One CRC mismatch is for devm_of_platform_populate().

If you compare the .symtypes files for that symbol, it might look like this:

 $ diff -u <GKI>/drivers/of/platform.symtypes <your kernel>/drivers/of/platform.symtypes
  --- <GKI>/drivers/of/platform.symtypes
  +++ <your kernel>/drivers/of/platform.symtypes
  @@ -399,7 +399,7 @@
  ...
  -s#iommu_ops struct iommu_ops { ... ; t#phy
  s_addr_t ( * iova_to_phys_hard ) ( s#iommu_domain * , t#dma_addr_t ) ; int
    ( * add_device ) ( s#device * ) ; ...
  +s#iommu_ops struct iommu_ops { ... ; t#phy
  s_addr_t ( * iova_to_phys_hard ) ( s#iommu_domain * , t#dma_addr_t , unsigned long ) ; int ( * add_device ) ( s#device * ) ; ...

To identify the changed type, follow these steps:

  1. Find the definition of the symbol in the source code (usually in .h files).
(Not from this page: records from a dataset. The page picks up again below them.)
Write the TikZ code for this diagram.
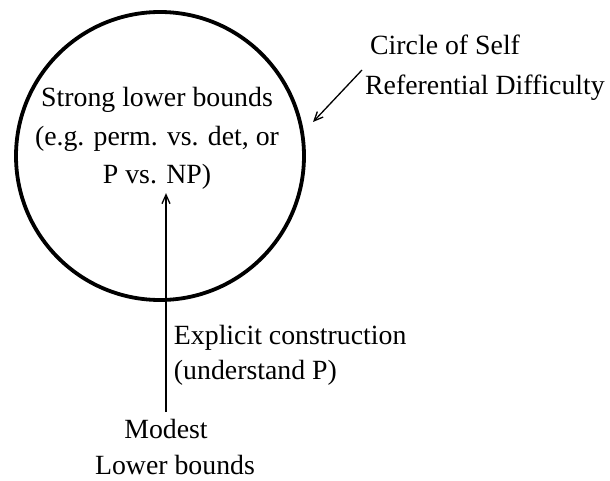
\documentclass[tikz,border=0pt]{standalone}
\usepackage{fontspec}
\setmainfont{Liberation Serif}
\usetikzlibrary{arrows.meta}

\begin{document}
\begin{tikzpicture}[x=1pt, y=1pt,
    every node/.style={font=\fontsize{27.8}{38.5}\selectfont},
    pointer/.style={line width=1.3pt, -{Straight Barb[length=9pt, width=8pt]}}]

  % Fix the page size
  \useasboundingbox (0,0) rectangle (610,480);

  % Define the circle
  \def\rr{144}  % radius of the circle

  % The circle of self referential difficulty
  \node[circle, draw, line width=3.8pt, minimum size=2*\rr] (ring) at (160,324) {};

  % Text inside and below the circle
  \node[align=center] (strong) at (157,341.5)
    {Strong lower bounds\\(e.g. perm. vs. det, or\\P vs. NP)};
  \node[align=center, inner sep=7pt, font=\fontsize{27.8}{36}\selectfont] (modest) at (166,33)
    {Modest\\\hspace*{18pt}Lower bounds};

  % Explicit construction arrow
  \draw[pointer] (modest.north) -- (modest.north |- strong.south)
    node[pos=0.26, right, xshift=4pt, align=left,
         font=\fontsize{27.8}{35}\selectfont] (explicit)
    {Explicit construction\\(understand P)};

  % Label of the circle with its arrow
  \node[anchor=west, align=left, inner sep=0pt,
        font=\fontsize{27.8}{40}\selectfont] (label) at (365,412)
    {\hspace*{5pt}Circle of Self\\Referential Difficulty};
  \coordinate (tail) at (362,410);
  \coordinate (tip) at (313,358);
  \draw[pointer] (tail) -- (tip);

\end{tikzpicture}
\end{document}
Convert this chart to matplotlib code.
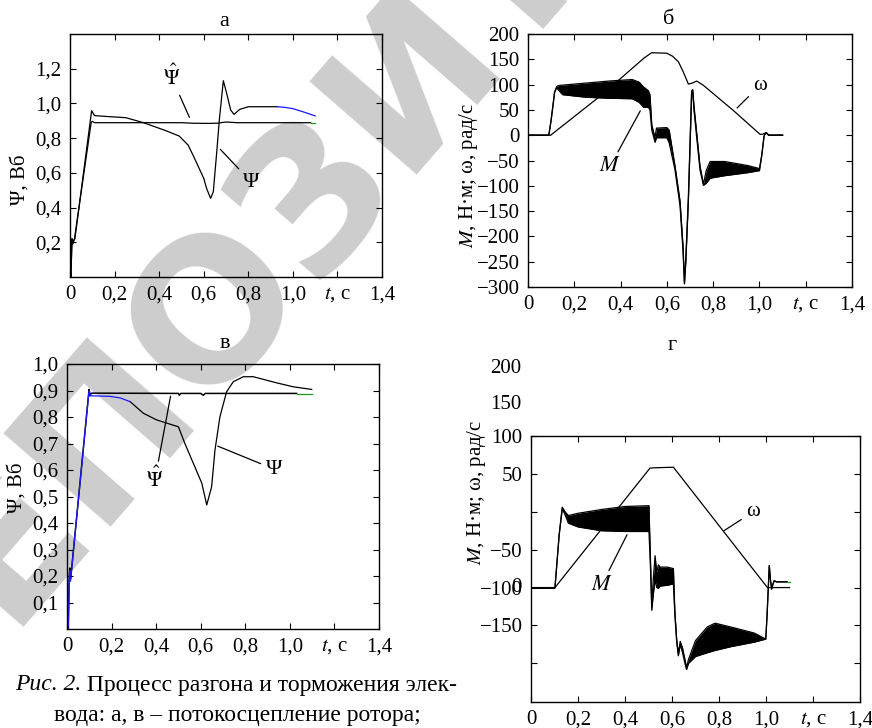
import matplotlib
matplotlib.use("Agg")
import matplotlib.pyplot as plt

plt.rcParams['font.family'] = ['Liberation Serif', 'DejaVu Serif']
plt.rcParams['mathtext.fontset'] = 'stix'
plt.rcParams['font.size'] = 15

# ---- панель а: потокосцепление (Вб) ----
psi_a_t = [0, 0.004, 0.009, 0.012, 0.016, 0.022, 0.097, 0.11, 0.15, 0.25, 0.33, 0.43, 0.49,
           0.53, 0.555, 0.6, 0.613, 0.631, 0.643, 0.658, 0.67, 0.688, 0.703, 0.721, 0.736,
           0.762, 0.8, 0.93]
psi_a_v = [0.05, 0.0, 0.22, 0.19, 0.21, 0.22, 0.958, 0.93, 0.926, 0.918, 0.889, 0.843, 0.812,
           0.76, 0.694, 0.569, 0.51, 0.453, 0.491, 0.713, 0.904, 1.131, 1.058, 0.962, 0.937,
           0.966, 0.981, 0.981]
psi_a_blue_t = [0.93, 0.96, 1.0, 1.05, 1.1]
psi_a_blue_v = [0.981, 0.978, 0.97, 0.95, 0.928]
est_a_t = [0, 0.004, 0.009, 0.012, 0.02, 0.095, 0.1, 0.11, 0.5, 0.55, 0.62, 0.66, 0.7, 0.75, 1.08]
est_a_v = [0.05, 0.0, 0.22, 0.19, 0.22, 0.89, 0.897, 0.889, 0.889, 0.886, 0.885, 0.886, 0.893,
           0.889, 0.889]
est_a_green_t = [1.08, 1.1]
est_a_green_v = [0.889, 0.889]

# ---- панель б: момент и скорость ----
w_b_t = [0, 0.098, 0.3, 0.39, 0.5, 0.534, 0.6, 0.625, 0.65, 0.671, 0.693, 0.71, 0.729, 0.758,
         0.887, 1.003, 1.015, 1.028, 1.04, 1.1]
w_b_v = [0, 0, 73, 108, 152, 163, 162, 156, 145, 125, 101, 103, 107, 98.5, 49, 1.6, 2, 5, 0, 0]
m_b_t = [0, 0.09, 0.1, 0.115, 0.124, 0.13, 0.15, 0.25, 0.35, 0.45, 0.48, 0.5, 0.52, 0.527,
         0.535, 0.549, 0.555, 0.6, 0.61, 0.635, 0.657, 0.67, 0.676, 0.682, 0.693, 0.707, 0.712,
         0.717, 0.743, 0.758, 0.77, 0.787, 0.85, 0.95, 1.0, 1.01, 1.02, 1.024, 1.03, 1.04, 1.1]
m_b_hi = [0, 0, 30, 85, 96, 98, 99, 103, 107, 110, 105, 95, 88, 80, 20, -5, 14, 15, 10, -60,
          -130, -220, -292, -240, -122, 88, 90, 59, -60, -97, -70, -52, -52, -60, -66, -40, -2,
          2, 5, 0, 0]
m_b_lo = [0, 0, 30, 85, 94, 90, 80, 75, 73, 72, 65, 55, 55, 50, 10, -14, -5, -5, -15, -68,
          -140, -230, -294, -250, -130, 80, 84, 50, -68, -99, -95, -85, -80, -74, -70, -40, -2,
          2, 5, 0, 0]

# ---- панель в: потокосцепление (Вб) ----
est_c_t = [0, 0.003, 0.006, 0.01, 0.013, 0.016, 0.02, 0.099, 0.103, 0.11, 0.5, 0.504, 0.51,
           0.6, 0.612, 0.62, 1.03]
est_c_v = [0.05, 0.02, 0.0, 0.2, 0.23, 0.19, 0.22, 0.904, 0.88, 0.89, 0.889, 0.882, 0.889,
           0.889, 0.882, 0.889, 0.889]
est_c_green_t = [1.03, 1.1]
est_c_green_v = [0.888, 0.888]
psi_c_blue_t = [0, 0.003, 0.006, 0.01, 0.013, 0.016, 0.02, 0.099, 0.105, 0.15, 0.193, 0.238,
                0.283]
psi_c_blue_v = [0.03, 0.0, 0.02, 0.19, 0.22, 0.18, 0.22, 0.9, 0.88, 0.879, 0.878, 0.872, 0.858]
psi_c_t = [0.283, 0.343, 0.402, 0.5, 0.529, 0.567, 0.605, 0.627, 0.649, 0.664, 0.686, 0.716,
           0.746, 0.791, 0.836, 0.94, 1.015, 1.098]
psi_c_v = [0.858, 0.814, 0.789, 0.763, 0.7, 0.625, 0.55, 0.468, 0.537, 0.675, 0.8, 0.895,
           0.933, 0.952, 0.952, 0.929, 0.914, 0.904]

# ---- панель г: момент и скорость ----
w_d_t = [0, 0.102, 0.506, 0.52, 0.606, 1.006, 1.1]
w_d_v = [0, 0, 157.5, 158, 158.8, 0, 0]
m_d_t = [0, 0.1, 0.102, 0.12, 0.133, 0.145, 0.159, 0.2, 0.3, 0.4, 0.5, 0.502, 0.508, 0.514,
         0.52, 0.528, 0.535, 0.542, 0.549, 0.58, 0.606, 0.612, 0.62, 0.627, 0.635, 0.645, 0.655,
         0.662, 0.67, 0.7, 0.75, 0.783, 0.85, 0.95, 0.999, 1.004, 1.014, 1.019, 1.024, 1.03,
         1.035, 1.045, 1.09]
m_d_hi = [-1, -1, 0, 70, 106, 100, 95, 98, 103, 107, 108, 108, 40, -25, 10, 42, 20, 30, 27, 27,
          25, -30, -69, -87, -71, -80, -95, -106, -95, -70, -52, -47, -52, -60, -68, -40, 29,
          10, -2, 5, 9, 7.5, 7.5]
m_d_lo = [-1, -1, 0, 70, 104, 96, 85, 80, 75, 74, 74, 74, 30, -30, -10, 10, 0, -1, 2, 3, 5,
          -35, -72, -90, -75, -86, -100, -108, -100, -91, -86, -83, -78, -72, -68, -40, 29, 10,
          -2, 5, 9, 7.5, 7.5]
m_d_green_t = [1.09, 1.1]
m_d_green_v = [7.5, 7.5]

x_ticks = [0, 0.2, 0.4, 0.6, 0.8, 1.0, 1.2, 1.4]
x_labels = ['0', '0,2', '0,4', '0,6', '0,8', '1,0', '$t$, с', '1,4']

BLUE = '#1a1aff'
GREEN = '#1f9a1f'
LW = 0.9

fig = plt.figure(figsize=(8.72, 7.28), dpi=100)
W, H = 872.0, 728.0


def make_ax(l, t, r, b):
    ax = fig.add_axes([l / W, 1 - b / H, (r - l) / W, (b - t) / H])
    ax.patch.set_visible(False)
    ax.tick_params(direction='in', top=True, right=True, length=4, width=0.8,
                   labelsize=15, pad=6)
    for s in ax.spines.values():
        s.set_linewidth(1.0)
    ax.set_xlim(0, 1.4)
    ax.set_xticks(x_ticks)
    ax.set_xticklabels(x_labels)
    return ax


# водяной знак
fig.text(420 / W, 1 - 68 / H, 'РЕПОЗИТОРИЙ', rotation=49, rotation_mode='anchor',
         ha='center', va='center', fontsize=140, color='#cdcdcd',
         family='DejaVu Sans', weight='bold', zorder=-5)

# а
ax = make_ax(70, 34, 382, 277)
ax.set_ylim(0, 1.4)
ax.set_yticks([0.2, 0.4, 0.6, 0.8, 1.0, 1.2])
ax.set_yticklabels(['0,2', '0,4', '0,6', '0,8', '1,0', '1,2'])
ax.plot(est_a_t, est_a_v, color='k', lw=LW)
ax.plot(est_a_green_t, est_a_green_v, color=GREEN, lw=LW)
ax.plot(psi_a_t, psi_a_v, color='k', lw=LW)
ax.plot(psi_a_blue_t, psi_a_blue_v, color=BLUE, lw=LW)
ax.annotate(r'$\hat{\Psi}$', xy=(0.541, 0.905), xytext=(0.456, 1.15), ha='center',
            va='center', fontsize=15, arrowprops=dict(arrowstyle='-', lw=0.9, color='k'))
ax.annotate('Ψ', xy=(0.666, 0.747), xytext=(0.815, 0.545), ha='center', va='center',
            fontsize=16, arrowprops=dict(arrowstyle='-', lw=0.9, color='k'))
fig.text(224 / W, 1 - 21 / H, 'а', ha='center', va='center', fontsize=16)
fig.text(20 / W, 1 - 180 / H, 'Ψ, Вб', ha='center', va='center', rotation=90, fontsize=15)

# б
ax = make_ax(528, 34, 852, 287)
ax.set_ylim(-300, 200)
yt = list(range(-300, 201, 50))
ax.set_yticks(yt)
ax.set_yticklabels([str(v).replace('-', '−') for v in yt])
ax.fill_between(m_b_t, m_b_lo, m_b_hi, color='k', lw=0)
ax.plot(m_b_t, m_b_hi, color='k', lw=LW)
ax.plot(m_b_t, m_b_lo, color='k', lw=LW)
ax.plot(w_b_t, w_b_v, color='k', lw=LW)
ax.annotate('$M$', xy=(0.491, 53), xytext=(0.354, -62), ha='center', va='center',
            fontsize=16, arrowprops=dict(arrowstyle='-', lw=0.9, color='k'))
ax.annotate('ω', xy=(0.895, 50), xytext=(1.003, 99), ha='center', va='center',
            fontsize=15, arrowprops=dict(arrowstyle='-', lw=0.9, color='k'))
fig.text(669 / W, 1 - 19 / H, 'б', ha='center', va='center', fontsize=16)
fig.text(468 / W, 1 - 175 / H, '$M$, Н·м; ω, рад/с', ha='center', va='center',
         rotation=90, fontsize=15)

# в
ax = make_ax(67, 364, 379, 629)
ax.set_ylim(0, 1.0)
yt = [0.1, 0.2, 0.3, 0.4, 0.5, 0.6, 0.7, 0.8, 0.9, 1.0]
ax.set_yticks(yt)
ax.set_yticklabels([f'{v:.1f}'.replace('.', ',') for v in yt])
ax.plot(est_c_t, est_c_v, color='k', lw=1.1)
ax.plot(est_c_green_t, est_c_green_v, color=GREEN, lw=LW)
ax.plot(psi_c_t, psi_c_v, color='k', lw=LW)
ax.plot(psi_c_blue_t, psi_c_blue_v, color=BLUE, lw=LW)
ax.annotate(r'$\hat{\Psi}$', xy=(0.467, 0.889), xytext=(0.395, 0.565), ha='center',
            va='center', fontsize=15, arrowprops=dict(arrowstyle='-', lw=0.9, color='k'))
ax.annotate('Ψ', xy=(0.665, 0.694), xytext=(0.93, 0.603), ha='center', va='center',
            fontsize=16, arrowprops=dict(arrowstyle='-', lw=0.9, color='k'))
fig.text(225 / W, 1 - 344 / H, 'в', ha='center', va='center', fontsize=16)
fig.text(17 / W, 1 - 488 / H, 'Ψ, Вб', ha='center', va='center', rotation=90, fontsize=15)

# г
ax = make_ax(531, 436, 860, 702)
ax.set_ylim(-151, 200)
ax.set_yticks([200, 150, 100, 50, 0, -50, -100])
ax.set_yticklabels(['100', '50', '', '−50', '−100', '−150', ''])
ytr = ax.get_yaxis_transform()
ax.text(-0.03, 0, '0', transform=ytr, ha='right', va='center', fontsize=15)
ax.text(-0.03, 289, '200', transform=ytr, ha='right', va='center', fontsize=15, clip_on=False)
ax.text(-0.03, 242, '150', transform=ytr, ha='right', va='center', fontsize=15, clip_on=False)
ax.fill_between(m_d_t, m_d_lo, m_d_hi, color='k', lw=0)
ax.plot(m_d_t, m_d_hi, color='k', lw=LW)
ax.plot(m_d_t, m_d_lo, color='k', lw=LW)
ax.plot(m_d_green_t, m_d_green_v, color=GREEN, lw=LW)
ax.plot(w_d_t, w_d_v, color='k', lw=LW)
ax.annotate('$M$', xy=(0.414, 73), xytext=(0.3, 3), ha='center', va='center',
            fontsize=16, arrowprops=dict(arrowstyle='-', lw=0.9, color='k'))
ax.annotate('ω', xy=(0.811, 73), xytext=(0.946, 100), ha='center', va='center',
            fontsize=15, arrowprops=dict(arrowstyle='-', lw=0.9, color='k'))
fig.text(672 / W, 1 - 346 / H, 'г', ha='center', va='center', fontsize=16)
fig.text(476 / W, 1 - 492 / H, '$M$, Н·м; ω, рад/с', ha='center', va='center',
         rotation=90, fontsize=15)

# подпись
renderer = fig.canvas.get_renderer()
t1 = fig.text(15 / W, 1 - 685 / H, 'Рис. 2.', style='italic', ha='left', va='center',
              fontsize=17)
bb = t1.get_window_extent(renderer)
fig.text(bb.x1 / W, 1 - 685 / H, ' Процесс разгона и торможения элек-', ha='left',
         va='center', fontsize=17)
fig.text(237 / W, 1 - 715 / H, 'вода: а, в – потокосцепление ротора;', ha='center',
         va='center', fontsize=17)

fig.savefig('out.png', dpi=100)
    • For symbol differences between your kernel and the GKI kernel, find the commit by running the following command:
    git blame
    
    • For deleted symbols (where a symbol is deleted in a tree and you also want to delete it in the other tree), you need to find the change that deleted the line. Use the following command on the tree where the line was deleted:
    git log -S "copy paste of deleted line/word" -- <file where it was deleted>
    
  2. Review the returned list of commits to locate the change or deletion. The first commit is probably the one you are searching for. If it isn't, go through the list until you find the commit.

  3. After you identify the change, either revert it in your kernel or upload it to ACK and get it merged.